Bolton departs after speaking to the media about the uprising in Venezuela outside the West Wing of the White House in April 2019. PHOTO: EPA-EFE

WASHINGTON (AFP) - Donald Trump stunned Washington once again on Tuesday (Sept 10) with a tweet saying he had fired John Bolton, his national security adviser who has pushed US foreign policy to the right for decades.

But just 20 minutes afterward, Bolton - a consummate insider despite his contempt for the establishment - hit back with his own tweet and text messages to reporters, already showing daylight with Trump by saying that he had quit on his own.

Bolton, who lasted 17 months at the helm of national security policy in Trump's turbulent White House, has always been a Washington fighter, more willing than virtually any other senior US official to deploy military force - and waging his battle deep within the bureaucracy.

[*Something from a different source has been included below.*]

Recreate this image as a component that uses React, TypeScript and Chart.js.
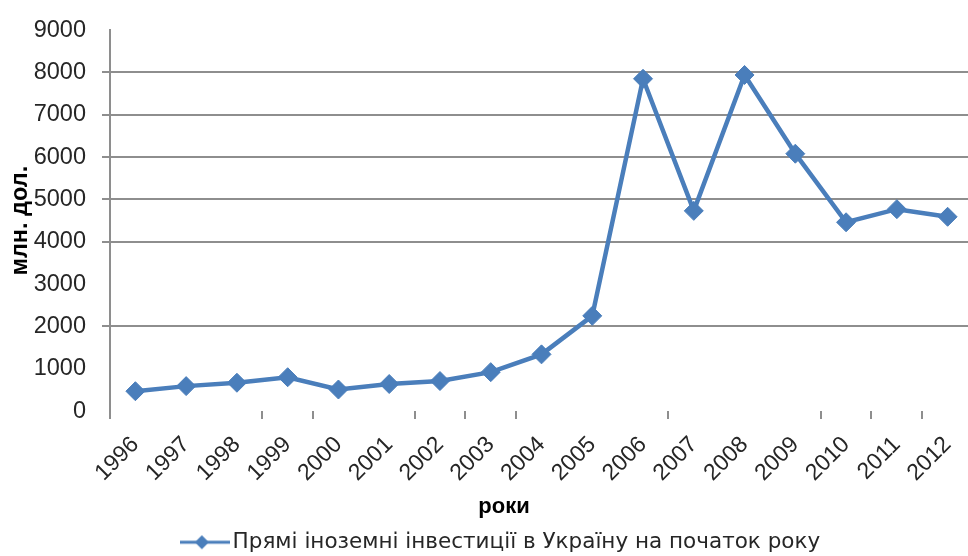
import React, { useEffect, useRef } from "react";
import { Chart, registerables } from "chart.js";

Chart.register(...registerables);

const years = ["1996", "1997", "1998", "1999", "2000", "2001", "2002", "2003", "2004", "2005", "2006", "2007", "2008", "2009", "2010", "2011", "2012"];
const investments = [470, 590, 670, 800, 510, 640, 710, 920, 1340, 2250, 7850, 4730, 7940, 6080, 4460, 4770, 4590];
const seriesLabel = "Прямі іноземні інвестиції в Україну на початок року";
const yTitle = "млн. дол.";
const xTitle = "роки";
const yMin = 0;
const yMax = 9000;
const yStep = 1000;
// grid lines that are not visible in the reference picture
const hiddenYGridValues = [0, 1000, 3000, 9000];
const visibleXTickIndexes = [0, 3, 4, 6, 7, 8, 11, 14, 15, 16];

const BLUE = "#4A7EBB";
const GRID = "#8e8e8e";
const TEXT = "#262626";
const FONT = "'Liberation Sans', Arial, sans-serif";
const LEGEND_FONT = "'DejaVu Sans', sans-serif";
const W = 1008;
const H = 556;

function makeLegendMarker(): HTMLCanvasElement {
  const c = document.createElement("canvas");
  c.width = 50;
  c.height = 18;
  const ctx = c.getContext("2d")!;
  ctx.strokeStyle = BLUE;
  ctx.lineWidth = 3;
  ctx.beginPath();
  ctx.moveTo(0, 9);
  ctx.lineTo(50, 9);
  ctx.stroke();
  ctx.fillStyle = BLUE;
  ctx.beginPath();
  ctx.moveTo(22, 2);
  ctx.lineTo(29, 9);
  ctx.lineTo(22, 16);
  ctx.lineTo(15, 9);
  ctx.closePath();
  ctx.fill();
  return c;
}

export default function App() {
  const ref = useRef<HTMLCanvasElement | null>(null);

  useEffect(() => {
    if (!ref.current) return;
    const marker = makeLegendMarker();
    const chart = new Chart(ref.current, {
      type: "line",
      data: {
        labels: years,
        datasets: [
          {
            label: seriesLabel,
            data: investments,
            borderColor: BLUE,
            backgroundColor: BLUE,
            borderWidth: 4.5,
            tension: 0,
            pointStyle: "rectRot",
            pointRadius: 9.5,
            pointBackgroundColor: BLUE,
            pointBorderColor: BLUE,
            pointBorderWidth: 1,
          },
        ],
      },
      options: {
        animation: false,
        responsive: false,
        devicePixelRatio: 1,
        layout: { padding: { top: 22, left: 0, right: 0, bottom: -7 } },
        scales: {
          x: {
            type: "category",
            offset: true,
            afterFit: (s: any) => {
              s.height = 75;
            },
            grid: {
              display: true,
              offset: true,
              drawOnChartArea: false,
              drawTicks: true,
              tickLength: 8,
              lineWidth: 2,
              color: (ctx: any) => (visibleXTickIndexes.includes(ctx.index) ? GRID : "rgba(0,0,0,0)"),
            },
            border: { display: false },
            ticks: {
              autoSkip: false,
              maxRotation: 45,
              minRotation: 45,
              padding: 12,
              color: TEXT,
              font: { family: FONT, size: 23 },
            },
          },
          y: {
            type: "linear",
            position: "left",
            min: yMin,
            max: yMax,
            afterFit: (s: any) => {
              s.width = 110;
            },
            ticks: {
              stepSize: yStep,
              padding: 16,
              color: TEXT,
              font: { family: FONT, size: 23.5 },
              callback: (v: any) => String(v),
            },
            grid: {
              lineWidth: 2,
              tickLength: 8,
              color: (ctx: any) =>
                ctx.tick && hiddenYGridValues.includes(ctx.tick.value) ? "rgba(0,0,0,0)" : GRID,
            },
            border: { display: true, color: GRID, width: 2 },
            title: {
              display: true,
              text: yTitle,
              color: "#000",
              font: { family: FONT, size: 23.5, weight: "bold" },
              padding: { top: 6, bottom: 0 },
            },
          },
          y2: {
            type: "linear",
            position: "right",
            display: true,
            afterFit: (s: any) => {
              s.width = 35;
            },
            grid: { display: false },
            border: { display: false },
            ticks: { display: false },
          },
        },
        plugins: {
          legend: {
            display: true,
            position: "bottom",
            labels: {
              usePointStyle: true,
              pointStyle: marker as any,
              pointStyleWidth: 34,
              padding: 3,
              color: TEXT,
              font: { family: LEGEND_FONT, size: 21.5 },
            },
          },
          title: {
            display: true,
            position: "bottom",
            weight: 500,
            text: xTitle,
            color: "#000",
            font: { family: FONT, size: 22, weight: "bold" },
            padding: { top: 8, bottom: 8 },
          } as any,
          tooltip: { enabled: false },
        },
      },
    });
    return () => chart.destroy();
  }, []);

  return (
    <div style={{ position: "fixed", left: 0, top: 0, width: 968, height: H, overflow: "hidden", background: "#fff" }}>
      <div style={{ width: W, height: H }}>
        <canvas ref={ref} width={W} height={H} style={{ width: W, height: H, display: "block" }} />
      </div>
    </div>
  );
}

An unapologetic campaigner for the Iraq invasion who at times advocated war against Iran and North Korea, Bolton was so controversial that former president George W. Bush had to bypass the Senate to appoint him ambassador to the United Nations.

After leaving the Bush White House, Bolton relished his role as a media commentator, stridently denouncing Barack Obama and flirting with his own presidential run.

He had seemed like a relic from an earlier time - until the television-loving Trump saw him on Fox News.

The mogul-turned-president was impressed by the loquacious expert, although he reportedly was put off by one of Bolton's signature traits - his bushy moustache.

Bolton joined despite clear philosophical differences with Trump, who has frequently called for less US involvement overseas.

"He has strong views on things but that's okay," Trump said in May. "I actually temper John, which is pretty amazing."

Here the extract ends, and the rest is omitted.